In July 1988 the INPS recalculated the pension awarded and reduced it on account of the award of a French pension pro rata.

Again in 1988, the Luxembourg pension fund granted a retirement pension but was late in informing the INPS of it (in November 1999).

In 2000 the INPS, in response to that information, recalculated the Italian pension and reduced it retrospectively with effect from 1 July 1988. In order to offset the sums overpaid (EUR 29 000), the INPS ceased all pension payments.

Mr Pasquini brought an action before the Tribunale di Roma (Rome District Court), Employment Division), challenging the Italian legislation on recovery of sums paid though not due, maintaining that it was incompatible with the Community regulations on the protection of employed persons.

Is a provision of national law which does not lay down any limitation period for the bringing of an action for recovery of sums paid though not due compatible with the Community regulation on social security schemes for workers? 1 Is it possible to apply the period of two years prescribed (by the same regulation) for the retrospective claiming of rights where the regulations have been amended to the advantage of workers?

First, the Court states that the two-year period cannot be applied by analogy, because it relates to transitional provisions intended solely to cover amendments to the regulation.

Then the Court points out that the purpose of the 1971 regulation on social security schemes is to coordinate (not to harmonise) national legislation in that field: in particular, in respect of the calculation of the limitation period for the bringing of actions for the recovery of sums paid though not due it is the national rules of the Member States which are applicable.

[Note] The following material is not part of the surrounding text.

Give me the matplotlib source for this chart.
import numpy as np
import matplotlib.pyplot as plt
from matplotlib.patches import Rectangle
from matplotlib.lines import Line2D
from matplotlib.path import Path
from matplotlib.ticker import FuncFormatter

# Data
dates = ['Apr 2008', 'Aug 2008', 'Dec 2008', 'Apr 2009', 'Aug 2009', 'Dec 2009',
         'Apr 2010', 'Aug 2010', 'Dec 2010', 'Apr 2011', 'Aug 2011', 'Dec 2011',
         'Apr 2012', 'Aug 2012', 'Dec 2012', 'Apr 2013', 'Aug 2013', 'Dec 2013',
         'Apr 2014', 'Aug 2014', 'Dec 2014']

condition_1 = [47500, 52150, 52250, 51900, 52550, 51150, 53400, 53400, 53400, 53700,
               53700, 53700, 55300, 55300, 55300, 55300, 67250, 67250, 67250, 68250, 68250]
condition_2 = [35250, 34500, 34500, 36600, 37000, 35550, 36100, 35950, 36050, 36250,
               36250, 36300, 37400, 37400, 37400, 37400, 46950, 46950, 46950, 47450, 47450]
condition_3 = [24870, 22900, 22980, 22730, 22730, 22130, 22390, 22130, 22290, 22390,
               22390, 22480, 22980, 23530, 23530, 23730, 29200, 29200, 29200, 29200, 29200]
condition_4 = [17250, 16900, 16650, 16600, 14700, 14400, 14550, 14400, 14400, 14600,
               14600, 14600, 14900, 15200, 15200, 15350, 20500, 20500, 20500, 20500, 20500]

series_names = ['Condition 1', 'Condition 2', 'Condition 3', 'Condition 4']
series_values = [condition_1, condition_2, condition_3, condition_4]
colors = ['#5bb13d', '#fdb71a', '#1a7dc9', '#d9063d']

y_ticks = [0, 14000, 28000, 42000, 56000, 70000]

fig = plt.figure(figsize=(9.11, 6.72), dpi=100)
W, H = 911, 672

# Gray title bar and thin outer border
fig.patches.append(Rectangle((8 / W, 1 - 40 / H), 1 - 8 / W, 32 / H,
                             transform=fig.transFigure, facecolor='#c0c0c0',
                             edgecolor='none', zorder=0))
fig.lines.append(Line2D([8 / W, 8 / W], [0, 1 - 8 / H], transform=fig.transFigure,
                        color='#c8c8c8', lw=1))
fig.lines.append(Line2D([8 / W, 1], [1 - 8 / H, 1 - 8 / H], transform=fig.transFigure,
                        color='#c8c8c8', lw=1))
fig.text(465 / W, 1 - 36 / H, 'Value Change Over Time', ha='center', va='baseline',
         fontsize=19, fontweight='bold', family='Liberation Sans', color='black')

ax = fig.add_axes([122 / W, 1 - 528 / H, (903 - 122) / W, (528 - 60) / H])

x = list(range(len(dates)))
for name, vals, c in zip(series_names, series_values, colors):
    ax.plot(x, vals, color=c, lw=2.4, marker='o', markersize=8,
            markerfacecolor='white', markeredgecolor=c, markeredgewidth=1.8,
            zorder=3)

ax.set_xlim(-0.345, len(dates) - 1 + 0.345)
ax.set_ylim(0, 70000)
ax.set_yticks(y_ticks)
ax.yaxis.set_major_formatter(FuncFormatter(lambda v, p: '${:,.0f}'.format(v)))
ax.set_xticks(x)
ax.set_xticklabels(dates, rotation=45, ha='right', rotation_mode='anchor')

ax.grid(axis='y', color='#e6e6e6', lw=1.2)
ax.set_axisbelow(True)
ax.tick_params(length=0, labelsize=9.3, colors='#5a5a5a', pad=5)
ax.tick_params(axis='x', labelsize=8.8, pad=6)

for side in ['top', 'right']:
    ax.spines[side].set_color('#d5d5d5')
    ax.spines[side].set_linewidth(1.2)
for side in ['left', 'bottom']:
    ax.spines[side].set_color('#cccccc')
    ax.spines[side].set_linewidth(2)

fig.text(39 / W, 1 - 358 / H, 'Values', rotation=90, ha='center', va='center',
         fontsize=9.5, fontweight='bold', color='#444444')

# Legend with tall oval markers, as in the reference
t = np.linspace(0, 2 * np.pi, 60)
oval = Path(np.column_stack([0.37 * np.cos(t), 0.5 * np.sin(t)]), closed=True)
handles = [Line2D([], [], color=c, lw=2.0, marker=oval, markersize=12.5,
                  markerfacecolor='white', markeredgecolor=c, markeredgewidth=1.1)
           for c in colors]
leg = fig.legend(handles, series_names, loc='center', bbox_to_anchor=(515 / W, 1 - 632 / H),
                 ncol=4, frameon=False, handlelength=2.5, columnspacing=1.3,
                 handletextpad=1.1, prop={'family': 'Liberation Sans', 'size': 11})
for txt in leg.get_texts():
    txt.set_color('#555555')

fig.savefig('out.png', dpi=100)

As regards a migrant worker's situation, the Member States must, in the exercise of that power, observe Community law and, in particular, the principles of equivalence and effectiveness. Procedures regulating the rights deriving from a freedom conferred by the Treaty may not be less favourable than those laid down for internal situations. They must not make it impossible or excessively difficult to exercise rights conferred by the Treaty.

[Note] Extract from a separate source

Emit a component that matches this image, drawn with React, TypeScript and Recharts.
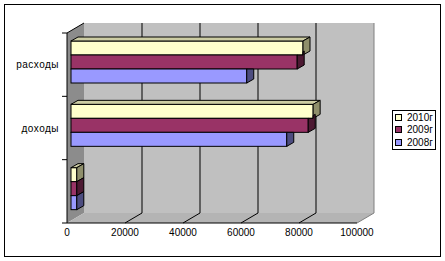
import { BarChart, Bar, XAxis, YAxis, CartesianGrid } from "recharts";

const categories = ["расходы", "доходы", ""];
const seriesNames = ["2010г", "2009г", "2008г"];
const values2010 = [80000, 83500, 2000];
const values2009 = [78000, 81800, 2000];
const values2008 = [60600, 74400, 2000];
const xTicks = [0, 20000, 40000, 60000, 80000, 100000];

const data = categories.map((name, i) => ({
  name,
  s0: values2010[i],
  s1: values2009[i],
  s2: values2008[i],
}));

const fronts = ["#FFFFCC", "#993366", "#9999FF"];
const sides = ["#8F8F6B", "#4D1A33", "#4D4D80"];
const topFace = "#CCCCA3";

// depth of the walls, of the bar plane and of the bars themselves
const WX = 17, WY = -10;
const BX = 4, BY = -3;
const DX = 7, DY = -4;

const font = "'Liberation Sans', Arial, sans-serif";

function makeShape(s: number) {
  return (p: any) => {
    const { x, y, width, height, payload } = p;
    if (!width) return <g />;
    const x0 = x + BX, y0 = y + BY, x1 = x0 + width, y1 = y0 + height;
    let side = `${x1},${y0} ${x1 + DX},${y0 + DY} ${x1 + DX},${y1 + DY} ${x1},${y1}`;
    if (s > 0) {
      // the bar above hides part of this bar's side face
      const ux = x0 + (width * payload[`s${s - 1}`]) / payload[`s${s}`];
      if (ux >= x1 + DX) {
        side = `${x1},${y0} ${x1 + DX},${y0} ${x1 + DX},${y1 + DY} ${x1},${y1}`;
      } else if (ux > x1) {
        const sy = y0 + (DY * (ux - x1)) / DX;
        side = `${x1},${y0} ${ux},${y0} ${ux},${sy} ${x1 + DX},${y0 + DY} ${x1 + DX},${y1 + DY} ${x1},${y1}`;
      }
    }
    return (
      <g stroke="#000" strokeWidth={1}>
        <rect x={x0} y={y0} width={width} height={height} fill={fronts[s]} />
        {s === 0 && (
          <polygon
            points={`${x0},${y0} ${x0 + DX},${y0 + DY} ${x1 + DX},${y0 + DY} ${x1},${y0}`}
            fill={topFace}
          />
        )}
        <polygon points={side} fill={sides[s]} />
      </g>
    );
  };
}

function gridLine(p: any) {
  const { x1, y1, y2, index, x, y, width, height } = p;
  const last = index === xTicks.length - 1;
  if (index === 0) {
    const n = categories.length;
    return (
      <g>
        <rect x={x + WX} y={y + WY} width={width} height={height} fill="#C0C0C0" />
        <polygon
          points={`${x},${y} ${x + WX},${y + WY} ${x + WX},${y + height + WY} ${x},${y + height}`}
          fill="#8C8C8C"
        />
        <polygon
          points={`${x},${y + height} ${x + width},${y + height} ${x + width + WX},${y + height + WY} ${x + WX},${y + height + WY}`}
          fill="#B4B4B4"
        />
        <line x1={x} y1={y} x2={x + WX} y2={y + WY} stroke="#000" />
        {categories.map((_, k) => (
          <line key={k} x1={x - 5} y1={y + (k * height) / n} x2={x} y2={y + (k * height) / n} stroke="#000" />
        ))}
        <line x1={x - 5} y1={y + height} x2={x} y2={y + height} stroke="#000" />
      </g>
    );
  }
  return (
    <g stroke={last ? "#808080" : "#000"}>
      <line x1={x1 + WX} y1={y1 + WY} x2={x1 + WX} y2={y2 + WY} />
      <line x1={x1} y1={y2} x2={x1 + WX} y2={y2 + WY} />
    </g>
  );
}

export default function App() {
  return (
    <div style={{ position: "absolute", left: 0, top: 0, width: 445, height: 261, background: "#fff" }}>
      <BarChart
        width={445}
        height={261}
        data={data}
        layout="vertical"
        barSize={14}
        barGap={0}
        margin={{ top: 33, right: 88, bottom: 8, left: 0 }}
      >
        <CartesianGrid horizontal={false} vertical={gridLine} />
        <XAxis
          type="number"
          domain={[0, 100000]}
          ticks={xTicks}
          interval={0}
          height={30}
          tickLine={false}
          tickSize={4}
          tickMargin={2}
          axisLine={{ stroke: "#000" }}
          tick={{ fill: "#000", fontSize: 10, fontFamily: font }}
        />
        <YAxis
          type="category"
          dataKey="name"
          width={67}
          tickLine={false}
          axisLine={{ stroke: "#000" }}
          tick={{ fill: "#000", fontSize: 10, fontFamily: font, letterSpacing: 0.5 }}
        />
        {seriesNames.map((n, i) => (
          <Bar key={n} dataKey={`s${i}`} name={n} fill={fronts[i]} shape={makeShape(i)} isAnimationActive={false} />
        ))}
      </BarChart>
      <div
        style={{
          position: "absolute",
          left: 4,
          top: 4,
          width: 437,
          height: 253,
          boxSizing: "border-box",
          border: "1px solid #000",
          pointerEvents: "none",
        }}
      />
      <div
        style={{
          position: "absolute",
          left: 392,
          top: 110,
          width: 44,
          height: 40,
          boxSizing: "border-box",
          border: "1px solid #000",
          background: "#fff",
          fontFamily: font,
          fontSize: 10,
        }}
      >
        {seriesNames.map((n, i) => (
          <div
            key={n}
            style={{ position: "absolute", left: 2, top: i * 12.5, height: 12, display: "flex", alignItems: "center" }}
          >
            <span
              style={{ display: "inline-block", width: 5, height: 5, border: "1px solid #000", background: fronts[i], marginRight: 5 }}
            />
            <span>{n}</span>
          </div>
        ))}
      </div>
    </div>
  );
}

The Court states that, if there is a rule that sums overpaid as a result of the overlapping of several pensions under internal law may not be reclaimed from a pensioner who has acted in good faith, then that rule must be applied to Mr Pasquini. It notes also that, so far as Italian pensions under various schemes governed by domestic law are concerned, there is a provision of Italian law which requires the INPS to review, once a year, the income received by pensioners and its effect on entitlement to, or the amount of, pension. It concludes that if the INPS had reviewed the pensions granted to migrant workers in accordance with the rules laid down for national schemes, the payment of sums not due would in any event have been limited to a period of one year.

(It is irrelevant that the Luxembourg institution took so long to notify the INPS of the award of its pension: the duty to notify is intended solely to regulate relations between social security institutions; it does not fix the rights of the persons concerned vis-B-vis the institutions).